At a rally outside historic Faneuil Hall, leaders of a group called "Project Independence" said they realize Congress is unlikely to reform itself without citizen pressure from outside of Washington, D.C. It was the first stop in a grassroots road trip, beyond the clubby confines of Capitol Hill.

"We know that campaign finance reform is not going to be won in Washington," said Ann McBride, president of Common Cause. "It's only going to be won here in Boston and New York and Louisiana and California, where millions of citizens join together to change the system."

The stars of Tuesday's rally were U.S. Sens. John McCain (R-Ariz.) and Russell Feingold (D-Wis.), co-sponsors of legislation that would ban large and unregulated "soft money" donations to the parties, halt political action committee donations to candidates and provide free or reduced rate TV time to candidates who voluntarily limit their spending.

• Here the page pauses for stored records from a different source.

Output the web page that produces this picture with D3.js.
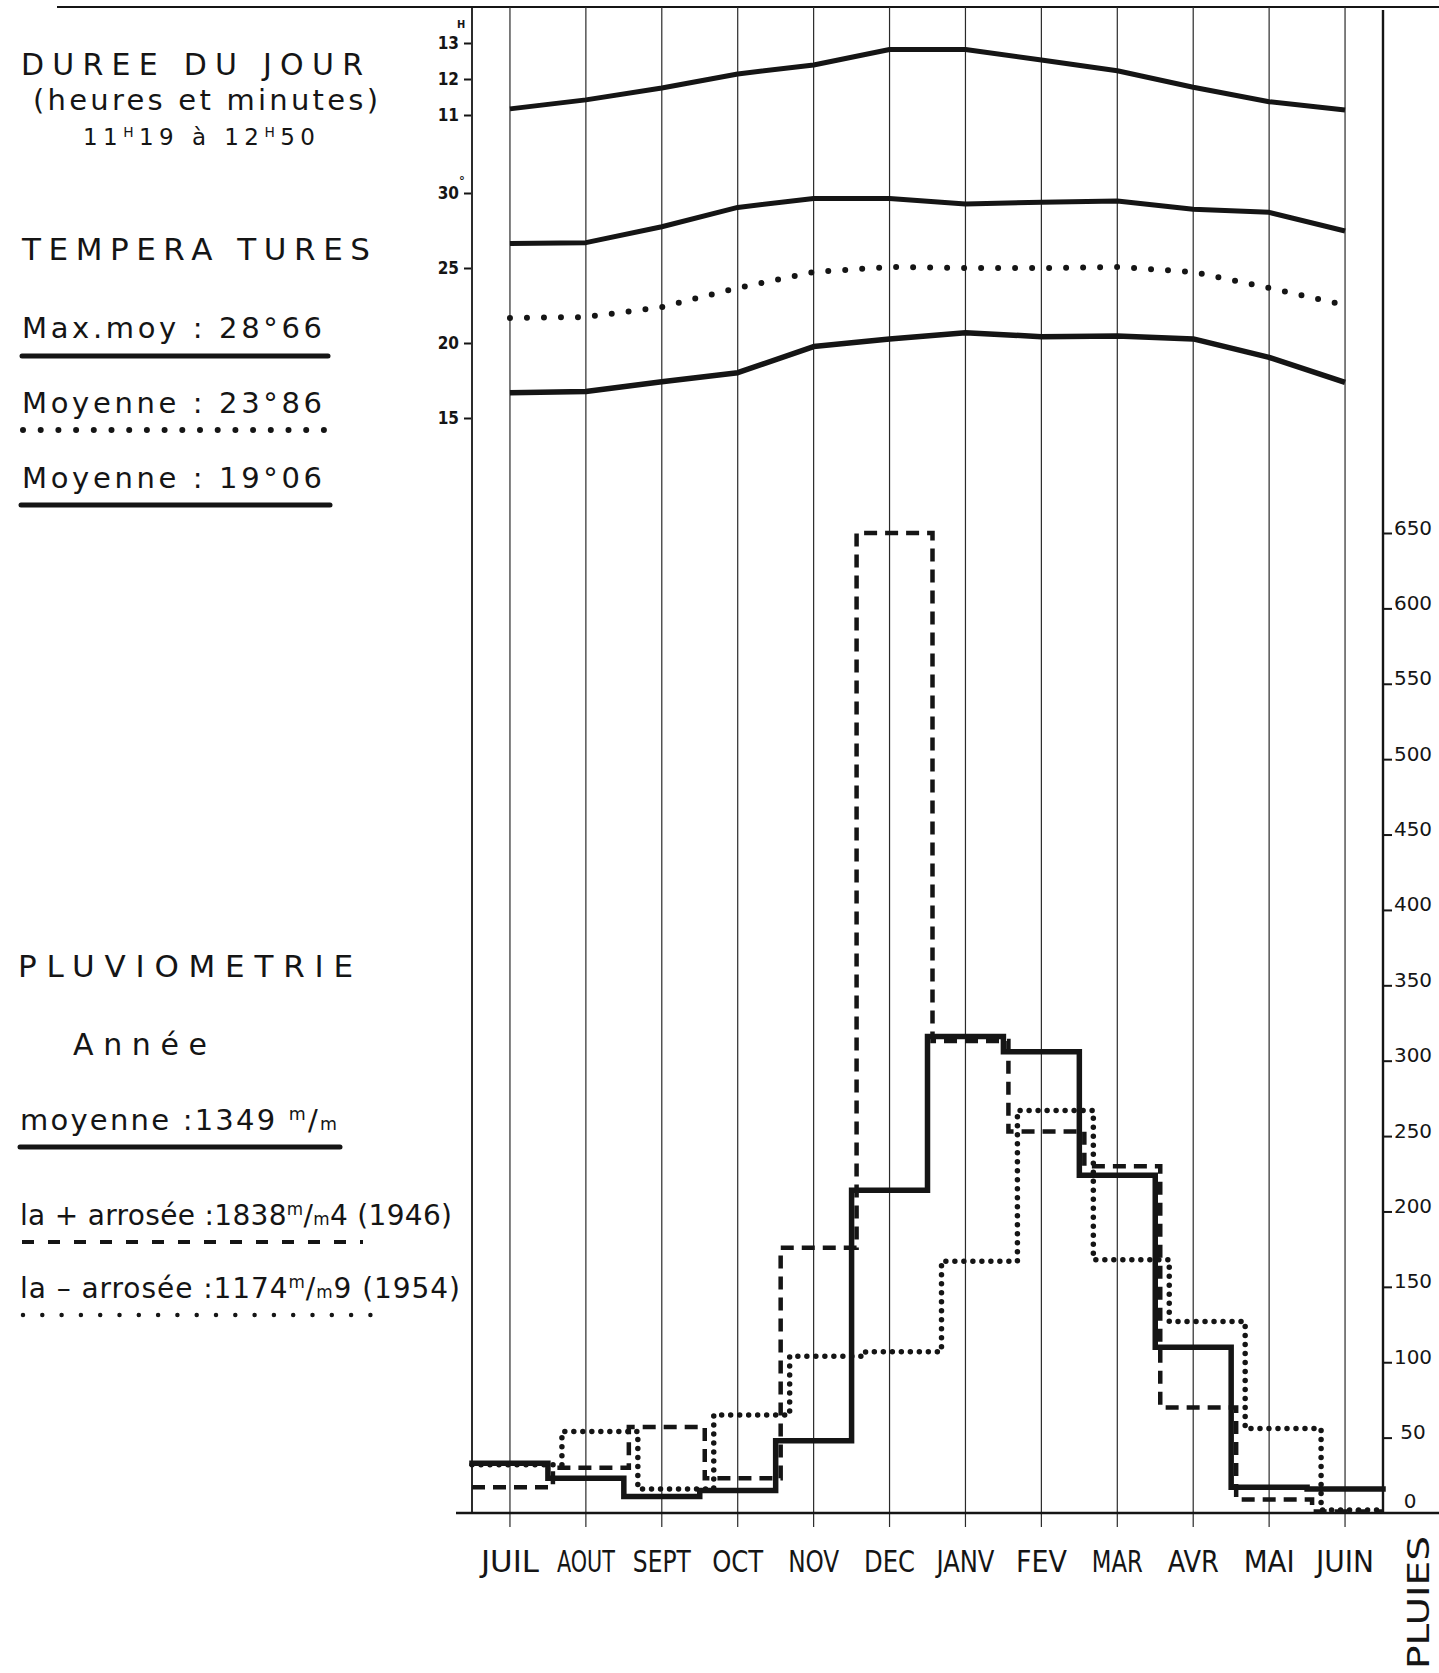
<!DOCTYPE html>
<html><head><meta charset="utf-8">
<script src="https://cdn.jsdelivr.net/npm/d3@7"></script>
<style>html,body{margin:0;padding:0;background:#fff;} svg{display:block;background:#fff;}</style>
</head><body>
<svg id="chart" width="1439" height="1673"></svg>
<script>
// ---------------- DATA ----------------
const months = ["JUIL","AOUT","SEPT","OCT","NOV","DEC","JANV","FEV","MAR","AVR","MAI","JUIN"];
// day length (decimal hours)
const dayLengthHours = [11.17, 11.42, 11.75, 12.14, 12.39, 12.82, 12.82, 12.53, 12.23, 11.77, 11.37, 11.14];
// temperatures (°C)
const tempMax  = [26.64, 26.69, 27.75, 29.04, 29.64, 29.64, 29.27, 29.38, 29.47, 28.91, 28.71, 27.47];
const tempMean = [21.67, 21.73, 22.4, 23.67, 24.73, 25.07, 25.0, 25.0, 25.07, 24.73, 23.67, 22.53];
const tempMin  = [16.69, 16.76, 17.42, 18.02, 19.76, 20.27, 20.69, 20.42, 20.47, 20.27, 19.04, 17.38];
// rainfall (mm)
const rainMean     = [33, 23, 11, 15, 48, 214, 316, 306, 224, 110, 17, 16];
const rainWet1946  = [17, 30, 57, 23, 176, 650, 313, 253, 230, 70, 9, 1];
const rainDry1954  = [32, 54, 16, 65, 104, 107, 167, 267, 168, 127, 56, 2];
// tick values
const hourTicks = [11, 12, 13];
const tempTicks = [15, 20, 25, 30];
const rainTicks = [50, 100, 150, 200, 250, 300, 350, 400, 450, 500, 550, 600, 650];

// ---------------- SETUP ----------------
const svg = d3.select("#chart");
const ink = "#151515";
const FONT = "'DejaVu Sans', 'Noto Sans', sans-serif";
const NARROW = "'Liberation Sans Narrow', 'DejaVu Sans Condensed', 'DejaVu Sans', sans-serif";
const L = 472, R = 1383, TOP = 7, BASE = 1513;

const x = d3.scaleBand().domain(months).range([L, R]);
const cx = m => x(m) + x.bandwidth() / 2;
const yHour = d3.scaleLinear().domain([11, 13]).range([115, 43]);
const yTemp = d3.scaleLinear().domain([15, 30]).range([418, 193]);
const yRain = d3.scaleLinear().domain([0, 650]).range([BASE, 533]);

svg.append("rect").attr("width", 1439).attr("height", 1673).attr("fill", "#fff");

// ---------------- FRAME ----------------
const frame = svg.append("g").attr("stroke", ink).attr("fill", "none");
frame.append("line").attr("x1", 57).attr("x2", 1439).attr("y1", TOP).attr("y2", TOP).attr("stroke-width", 2.2);
frame.selectAll("line.grid").data(months).join("line").attr("class", "grid")
  .attr("x1", d => cx(d)).attr("x2", d => cx(d)).attr("y1", TOP).attr("y2", 1527)
  .attr("stroke-width", 1.2).attr("stroke", "#2a2a2a");
frame.append("line").attr("x1", L).attr("x2", L).attr("y1", TOP).attr("y2", BASE).attr("stroke-width", 1.8);
frame.append("line").attr("x1", R).attr("x2", R).attr("y1", 10).attr("y2", BASE).attr("stroke-width", 2.4);
frame.append("line").attr("x1", 456).attr("x2", 1439).attr("y1", BASE).attr("y2", BASE).attr("stroke-width", 2.6);

// ---------------- LEFT AXES ----------------
function styleLeftAxis(g) {
  g.select(".domain").remove();
  g.selectAll(".tick line").attr("stroke", ink).attr("stroke-width", 2).attr("x1", -1).attr("x2", -8);
  g.selectAll(".tick text").attr("fill", ink).attr("font-family", NARROW).attr("font-weight", "bold")
    .attr("font-size", 17).attr("x", -13);
}
svg.append("g").attr("transform", `translate(${L},0)`)
  .call(d3.axisLeft(yHour).tickValues(hourTicks).tickSize(8).tickFormat(d3.format("d")))
  .call(styleLeftAxis);
svg.append("g").attr("transform", `translate(${L},0)`)
  .call(d3.axisLeft(yTemp).tickValues(tempTicks).tickSize(8).tickFormat(d3.format("d")))
  .call(styleLeftAxis);
svg.append("text").attr("x", L - 15).attr("y", yHour(13) - 15).attr("font-family", NARROW)
  .attr("font-weight", "bold").attr("font-size", 11).attr("fill", ink).text("H");
svg.append("text").attr("x", L - 13).attr("y", yTemp(30) - 8).attr("font-family", NARROW)
  .attr("font-weight", "bold").attr("font-size", 13).attr("fill", ink).text("°");

// ---------------- RIGHT AXIS ----------------
const ra = svg.append("g").attr("transform", `translate(${R},0)`)
  .call(d3.axisRight(yRain).tickValues(rainTicks).tickSize(9).tickFormat(d3.format("d")));
ra.select(".domain").remove();
ra.selectAll(".tick line").attr("stroke", ink).attr("stroke-width", 2);
ra.selectAll(".tick text").attr("fill", ink).attr("font-family", FONT).attr("font-size", 20)
  .attr("text-anchor", "middle").attr("x", 30).attr("dy", 0).attr("y", 1);
svg.append("text").attr("x", R + 27).attr("y", yRain(0) - 5).attr("text-anchor", "middle")
  .attr("font-family", FONT).attr("font-size", 20).attr("fill", ink).text("0");

// ---------------- TOP LINES ----------------
const idx = months.map((m, i) => i);
function topLine(vals, yScale) {
  return d3.line().x(i => cx(months[i])).y(i => yScale(vals[i]))(idx);
}
const tl = svg.append("g").attr("fill", "none").attr("stroke", ink).attr("stroke-linejoin", "round");
tl.append("path").attr("d", topLine(dayLengthHours, yHour)).attr("stroke-width", 5);
tl.append("path").attr("d", topLine(tempMax, yTemp)).attr("stroke-width", 5);
tl.append("path").attr("d", topLine(tempMin, yTemp)).attr("stroke-width", 5.5);
tl.append("path").attr("d", topLine(tempMean, yTemp)).attr("stroke-width", 6)
  .attr("stroke-dasharray", "0 17").attr("stroke-linecap", "round");

// ---------------- RAIN STEPS ----------------
function stepPath(vals, off) {
  const pts = vals.map((v, i) => [i === 0 ? L : x(months[i]) + off, yRain(v)]);
  pts.push([R, yRain(vals[vals.length - 1])]);
  return d3.line().curve(d3.curveStepAfter)(pts);
}
const rg = svg.append("g").attr("fill", "none").attr("stroke", ink);
rg.append("path").attr("d", stepPath(rainDry1954, 14)).attr("stroke-width", 5.5)
  .attr("stroke-dasharray", "0 9").attr("stroke-linecap", "round");
rg.append("path").attr("d", stepPath(rainWet1946, 5)).attr("stroke-width", 4.5)
  .attr("stroke-dasharray", "13 8");
rg.append("path").attr("d", stepPath(rainMean, 0)).attr("stroke-width", 5.5)
  .attr("stroke-linejoin", "miter").attr("stroke-linecap", "square");

// ---------------- MONTH LABELS ----------------
svg.selectAll("text.month").data(months).join("text").attr("class", "month")
  .attr("x", d => cx(d)).attr("y", 1572).attr("text-anchor", "middle")
  .attr("font-family", NARROW).attr("font-size", 30).attr("fill", ink)
  .attr("textLength", d => 30 + 7 * d.length).attr("lengthAdjust", "spacingAndGlyphs")
  .text(d => d);

svg.append("text").attr("transform", "translate(1429,1669) rotate(-90)")
  .attr("font-family", FONT).attr("font-size", 30).attr("fill", ink)
  .attr("textLength", 133).attr("lengthAdjust", "spacingAndGlyphs").text("PLUIES");

// ---------------- LEFT TEXT PANEL ----------------
function label(xp, yp, size, len, parts) {
  const t = svg.append("text").attr("x", xp).attr("y", yp).attr("font-size", size)
    .attr("font-family", FONT).attr("fill", ink);
  if (len) t.attr("textLength", len).attr("lengthAdjust", "spacing");
  let rise = 0;
  parts.forEach(p => {
    const o = typeof p === "string" ? { t: p } : p;
    const r = o.rise || 0;
    t.append("tspan").attr("dy", rise - r).attr("font-size", size * (o.fs || 1)).text(o.t);
    rise = r;
  });
  return t;
}
label(21, 75, 30, 342, ["DUREE  DU  JOUR"]);
label(33, 110, 29, 345, ["(heures et minutes)"]);
label(83, 145, 23, 232, ["11", { t: "H", rise: 8, fs: 0.6 }, "19  à  12", { t: "H", rise: 8, fs: 0.6 }, "50"]);
label(22, 260, 31, 348, ["TEMPERA TURES"]);
label(22, 338, 29, 300, ["Max.moy  :  28°66"]);
label(22, 413, 29, 300, ["Moyenne  :  23°86"]);
label(22, 488, 29, 300, ["Moyenne  :  19°06"]);
label(18, 977, 31, 335, ["PLUVIOMETRIE"]);
label(73, 1055, 30, 134, ["Année"]);
label(20, 1130, 29, 317, ["moyenne  :1349 ", { t: "m", rise: 10, fs: 0.6 }, "/", { t: "m", fs: 0.6 }]);
label(20, 1225, 28, 432, ["la + arrosée :1838", { t: "m", rise: 10, fs: 0.6 }, "/", { t: "m", fs: 0.6 }, "4 (1946)"]);
label(20, 1298, 28, 440, ["la – arrosée :1174", { t: "m", rise: 10, fs: 0.6 }, "/", { t: "m", fs: 0.6 }, "9 (1954)"]);

// legend underlines
const lg = svg.append("g").attr("stroke", ink).attr("fill", "none");
lg.append("line").attr("x1", 22).attr("x2", 328).attr("y1", 356).attr("y2", 356).attr("stroke-width", 5).attr("stroke-linecap", "round");
lg.append("line").attr("x1", 23).attr("x2", 325).attr("y1", 430).attr("y2", 430).attr("stroke-width", 6)
  .attr("stroke-dasharray", "0 17.7").attr("stroke-linecap", "round");
lg.append("line").attr("x1", 21).attr("x2", 330).attr("y1", 505).attr("y2", 505).attr("stroke-width", 5).attr("stroke-linecap", "round");
lg.append("line").attr("x1", 20).attr("x2", 340).attr("y1", 1147).attr("y2", 1147).attr("stroke-width", 5).attr("stroke-linecap", "round");
lg.append("line").attr("x1", 22).attr("x2", 363).attr("y1", 1242).attr("y2", 1242).attr("stroke-width", 4)
  .attr("stroke-dasharray", "12 14");
lg.append("line").attr("x1", 23).attr("x2", 372).attr("y1", 1315).attr("y2", 1315).attr("stroke-width", 4.5)
  .attr("stroke-dasharray", "0 19.3").attr("stroke-linecap", "round");
</script>
</body></html>
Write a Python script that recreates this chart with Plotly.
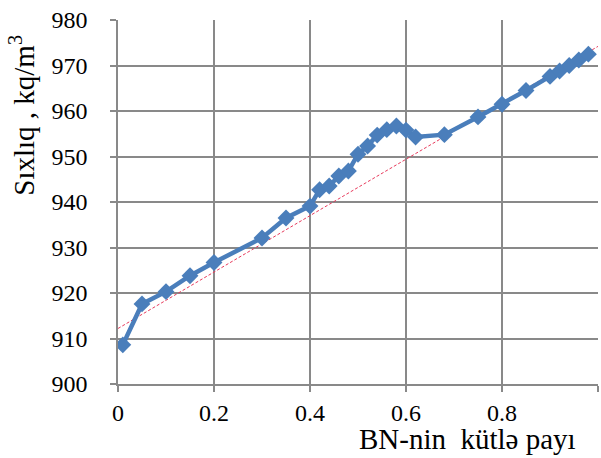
import plotly.graph_objects as go

bn_fraction = [0.01, 0.05, 0.10, 0.15, 0.20, 0.30, 0.35, 0.40, 0.42, 0.44, 0.46, 0.48,
               0.50, 0.52, 0.54, 0.56, 0.58, 0.60, 0.62, 0.68, 0.75, 0.80, 0.85, 0.90,
               0.92, 0.94, 0.96, 0.98]
density = [908.6, 917.6, 920.3, 923.8, 926.7, 932.1, 936.5, 939.1, 942.7, 943.5, 945.7, 946.8,
           950.5, 952.3, 954.7, 955.9, 956.7, 955.8, 954.3, 954.8, 958.7, 961.5, 964.5, 967.6,
           968.8, 970.0, 971.2, 972.5]
trend_intercept = 912.2
trend_slope = 62.0
trend_x = [0.0, 1.0]
trend_y = [trend_intercept + trend_slope * x for x in trend_x]

x_ticks = [0, 0.2, 0.4, 0.6, 0.8, 1]
x_labels = ["0", "0.2", "0.4", "0.6", "0.8", "1"]
y_ticks = [900, 910, 920, 930, 940, 950, 960, 970, 980]

FONT = "Liberation Serif"
FS = 24
TFS = 29
GRID = "#898989"

fig = go.Figure()
fig.add_trace(go.Scatter(x=trend_x, y=trend_y, mode="lines",
                         line=dict(color="#e83a5c", width=1, dash="3px,2px"),
                         showlegend=False, hoverinfo="skip"))
fig.add_trace(go.Scatter(x=bn_fraction, y=density, mode="lines+markers",
                         line=dict(color="#4a7ebb", width=4.5),
                         marker=dict(symbol="diamond", size=13, color="#4a7ebb"),
                         showlegend=False))

fig.update_layout(
    width=601, height=458,
    margin=dict(l=118, r=3, t=20, b=74),
    paper_bgcolor="white", plot_bgcolor="white",
    font=dict(family=FONT, size=FS, color="black"),
    xaxis=dict(range=[0, 1], tickvals=x_ticks, ticktext=x_labels,
               showgrid=True, gridcolor=GRID, gridwidth=1.5,
               showline=True, linecolor=GRID, linewidth=1.5,
               ticks="outside", ticklen=6, tickcolor=GRID, tickwidth=1.5,
               zeroline=False, tickfont=dict(family=FONT, size=FS)),
    yaxis=dict(range=[900, 980], tickvals=y_ticks,
               showgrid=True, gridcolor=GRID, gridwidth=1.5,
               showline=True, linecolor=GRID, linewidth=1.5,
               ticks="outside", ticklen=6, tickcolor=GRID, tickwidth=1.5,
               ticklabelstandoff=18,
               zeroline=False, tickfont=dict(family=FONT, size=FS)),
    annotations=[
        dict(text="BN-nin  kütlə payı", xref="paper", yref="paper", x=0.729, y=-0.152,
             xanchor="center", yanchor="middle", showarrow=False,
             font=dict(family=FONT, size=TFS)),
        dict(text="Sıxlıq , kq/m<sup>3</sup>", xref="paper", yref="paper", x=-0.2, y=0.737,
             xanchor="center", yanchor="middle", textangle=-90, showarrow=False,
             font=dict(family=FONT, size=TFS)),
    ],
)

fig.write_html("out.html")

The chairman of "Project Independence" is Bill Bradley, the former Democratic senator from New Jersey. The group claims 7,500 volunteers nationwide, working on the petition drive.

By all accounts, the McCain-Feingold campaign finance measure faces an uphill battle, both in Congress and the courts. Its opponents say it would restrict free speech rights, by limiting people's ability to contribute to the candidates of their choice.

But scandals often drive reforms, and the residue of last year's big money presidential campaign and the investigations underway, could boost the legislation. President Bill Clinton has promised to sign McCain-Feingold if it reaches his desk, and is encouraging the Federal Election Commission to ban soft money unilaterally.

The road show moves to Philadelphia today.